THE REQUEST
Restate the data exactly as given and keep the pictures out.

* * * *

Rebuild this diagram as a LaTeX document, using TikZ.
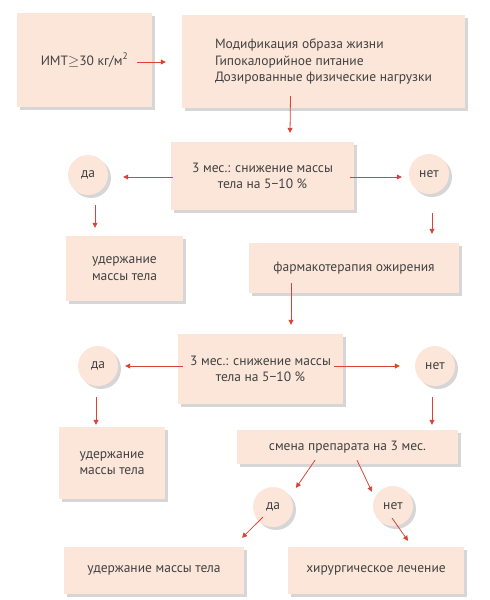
\documentclass[tikz,border=0pt]{standalone}
\usepackage{fontspec}
\setmainfont{PT Sans}
\usetikzlibrary{calc,shadows,arrows.meta}
\definecolor{boxfill}{RGB}{252,230,218}
\definecolor{arrowred}{RGB}{214,69,56}
\definecolor{textgray}{RGB}{65,65,65}

\begin{document}
\begin{tikzpicture}[x=1pt, y=-1pt, every node/.style={scale=1}]
        \pgfdeclarelayer{nodelayer}
        \pgfdeclarelayer{edgelayer}
        \pgfsetlayers{main,nodelayer,edgelayer}
        \tikzstyle{box}=[fill=boxfill, draw=none, shape=rectangle, inner sep=0pt, align=center,
            text=textgray, font=\fontsize{13.5}{16.5}\selectfont,
            drop shadow={shadow xshift=3pt, shadow yshift=-3pt, fill=black, opacity=0.16}]
        \tikzstyle{answer}=[style=box, shape=circle, minimum size=40pt]
        %\tikzstyle{arrow}=[-{Stealth[scale=1.2]}, thick]
        \tikzstyle{arrow}=[-{Triangle[length=5pt, width=5pt]}, draw=arrowred, line width=0.8pt]
        \useasboundingbox (0,0) rectangle (490,600);
        \begin{pgfonlayer}{nodelayer}
            \node [style=box, minimum width=135pt, minimum height=94pt] (0) at (84.5, 60) {ИМТ${\geq}$30 кг/м\textsuperscript{2}};
            \node [style=box, minimum width=283pt, minimum height=93pt, align=left] (1) at (323.5, 61.5) {Модификация образа жизни\\Гипокалорийное питание\\Дозированные физические нагрузки};
            \node [style=box, minimum width=183pt, minimum height=68pt] (2) at (262.5, 176) {3 мес.: снижение массы\\тела на 5−10 \%};
            \node [style=answer] (3) at (88, 175) {да};
            \node [style=answer] (4) at (429, 174) {нет};
            \node [style=box, minimum width=117pt, minimum height=65pt] (5) at (124.5, 268.5) {удержание\\массы тела};
            \node [style=box, minimum width=210pt, minimum height=50pt] (6) at (354, 268) {фармакотерапия ожирения};
            \node [style=box, minimum width=165pt, minimum height=70pt] (7) at (260.5, 369) {3 мес.: снижение массы\\тела на 5−10 \%};
            \node [style=answer] (8) at (98, 366) {да};
            \node [style=answer] (9) at (435, 366) {нет};
            \node [style=box, minimum width=106pt, minimum height=72pt] (10) at (112, 463) {удержание\\массы тела};
            \node [style=box, minimum width=221pt, minimum height=34pt] (11) at (347.5, 447) {смена препарата на 3 мес.};
            \node [style=answer] (12) at (273, 507) {да};
            \node [style=answer] (13) at (393, 506) {нет};
            \node [style=box, minimum width=180pt, minimum height=47pt] (14) at (154, 570.5) {удержание массы тела};
            \node [style=box, minimum width=176pt, minimum height=47pt] (15) at (376, 570.5) {хирургическое лечение};
        \end{pgfonlayer}
        \begin{pgfonlayer}{edgelayer}
            \draw [style=arrow] ($(0.east)+(-15,2)$) to ($(1.west)+(-16,0.5)$);
            \draw [style=arrow] ($(1.south)+(-33,-12)$) to ($(2.north)+(27.5,-9)$);
            \draw [style=arrow] ($(2.west)+(2,1)$) to ($(3.east)+(15,2)$);
            \draw [style=arrow] ($(2.east)+(-4,1)$) to ($(4.west)+(-7,3)$);
            \draw [style=arrow] ($(3.south)+(7,10)$) to ($(5.north)+(-29.5,-8)$);
            \draw [style=arrow] ($(4.south)+(3,19)$) to ($(6.north)+(78,-9)$);
            \draw [style=arrow] ($(6.south)+(-63,-10)$) to ($(7.north)+(30.5,-9)$);
            \draw [style=arrow] ($(7.west)+(5,-3)$) to ($(8.east)+(7,0)$);
            \draw [style=arrow] ($(7.east)+(-9,-3)$) to ($(9.west)+(-15,0)$);
            \draw [style=arrow] ($(8.south)+(-2,11)$) to ($(10.north)+(-16,-2)$);
            \draw [style=arrow] ($(9.south)+(-3,11)$) to ($(11.north)+(84.5,-5)$);
            \draw [style=arrow] ($(11.south)+(-32.5,-4)$) to ($(12.north)+(23,1)$);
            \draw [style=arrow] ($(11.south)+(9.5,-4)$) to ($(13.north)+(-21,6)$);
            \draw [style=arrow] ($(12.center)+(-10,10)$) to ($(14.north)+(88,-9)$);
            \draw [style=arrow] ($(13.center)+(-1,12)$) to ($(15.north)+(32,-6)$);
        \end{pgfonlayer}
    \end{tikzpicture}
\end{document}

* * * *

EXERCISE RESPONSE
Rebuild this diagram as a LaTeX document, using TikZ.
\documentclass[tikz,border=0pt]{standalone}
\usepackage{fontspec}
\setmainfont{PT Sans}
\usetikzlibrary{calc,shadows,arrows.meta}
\definecolor{boxfill}{RGB}{252,230,218}
\definecolor{arrowred}{RGB}{214,69,56}
\definecolor{textgray}{RGB}{65,65,65}

\begin{document}
\begin{tikzpicture}[x=1pt, y=-1pt, every node/.style={scale=1}]
        \pgfdeclarelayer{nodelayer}
        \pgfdeclarelayer{edgelayer}
        \pgfsetlayers{main,nodelayer,edgelayer}
        \tikzstyle{box}=[fill=boxfill, draw=none, shape=rectangle, inner sep=0pt, align=center,
            text=textgray, font=\fontsize{13.5}{16.5}\selectfont,
            drop shadow={shadow xshift=3pt, shadow yshift=-3pt, fill=black, opacity=0.16}]
        \tikzstyle{answer}=[style=box, shape=circle, minimum size=40pt]
        %\tikzstyle{arrow}=[-{Stealth[scale=1.2]}, thick]
        \tikzstyle{arrow}=[-{Triangle[length=5pt, width=5pt]}, draw=arrowred, line width=0.8pt]
        \useasboundingbox (0,0) rectangle (490,600);
        \begin{pgfonlayer}{nodelayer}
            \node [style=box, minimum width=135pt, minimum height=94pt] (0) at (84.5, 60) {ИМТ${\geq}$30 кг/м\textsuperscript{2}};
            \node [style=box, minimum width=283pt, minimum height=93pt, align=left] (1) at (323.5, 61.5) {Модификация образа жизни\\Гипокалорийное питание\\Дозированные физические нагрузки};
            \node [style=box, minimum width=183pt, minimum height=68pt] (2) at (262.5, 176) {3 мес.: снижение массы\\тела на 5−10 \%};
            \node [style=answer] (3) at (88, 175) {да};
            \node [style=answer] (4) at (429, 174) {нет};
            \node [style=box, minimum width=117pt, minimum height=65pt] (5) at (124.5, 268.5) {удержание\\массы тела};
            \node [style=box, minimum width=210pt, minimum height=50pt] (6) at (354, 268) {фармакотерапия ожирения};
            \node [style=box, minimum width=165pt, minimum height=70pt] (7) at (260.5, 369) {3 мес.: снижение массы\\тела на 5−10 \%};
            \node [style=answer] (8) at (98, 366) {да};
            \node [style=answer] (9) at (435, 366) {нет};
            \node [style=box, minimum width=106pt, minimum height=72pt] (10) at (112, 463) {удержание\\массы тела};
            \node [style=box, minimum width=221pt, minimum height=34pt] (11) at (347.5, 447) {смена препарата на 3 мес.};
            \node [style=answer] (12) at (273, 507) {да};
            \node [style=answer] (13) at (393, 506) {нет};
            \node [style=box, minimum width=180pt, minimum height=47pt] (14) at (154, 570.5) {удержание массы тела};
            \node [style=box, minimum width=176pt, minimum height=47pt] (15) at (376, 570.5) {хирургическое лечение};
        \end{pgfonlayer}
        \begin{pgfonlayer}{edgelayer}
            \draw [style=arrow] ($(0.east)+(-15,2)$) to ($(1.west)+(-16,0.5)$);
            \draw [style=arrow] ($(1.south)+(-33,-12)$) to ($(2.north)+(27.5,-9)$);
            \draw [style=arrow] ($(2.west)+(2,1)$) to ($(3.east)+(15,2)$);
            \draw [style=arrow] ($(2.east)+(-4,1)$) to ($(4.west)+(-7,3)$);
            \draw [style=arrow] ($(3.south)+(7,10)$) to ($(5.north)+(-29.5,-8)$);
            \draw [style=arrow] ($(4.south)+(3,19)$) to ($(6.north)+(78,-9)$);
            \draw [style=arrow] ($(6.south)+(-63,-10)$) to ($(7.north)+(30.5,-9)$);
            \draw [style=arrow] ($(7.west)+(5,-3)$) to ($(8.east)+(7,0)$);
            \draw [style=arrow] ($(7.east)+(-9,-3)$) to ($(9.west)+(-15,0)$);
            \draw [style=arrow] ($(8.south)+(-2,11)$) to ($(10.north)+(-16,-2)$);
            \draw [style=arrow] ($(9.south)+(-3,11)$) to ($(11.north)+(84.5,-5)$);
            \draw [style=arrow] ($(11.south)+(-32.5,-4)$) to ($(12.north)+(23,1)$);
            \draw [style=arrow] ($(11.south)+(9.5,-4)$) to ($(13.north)+(-21,6)$);
            \draw [style=arrow] ($(12.center)+(-10,10)$) to ($(14.north)+(88,-9)$);
            \draw [style=arrow] ($(13.center)+(-1,12)$) to ($(15.north)+(32,-6)$);
        \end{pgfonlayer}
    \end{tikzpicture}
\end{document}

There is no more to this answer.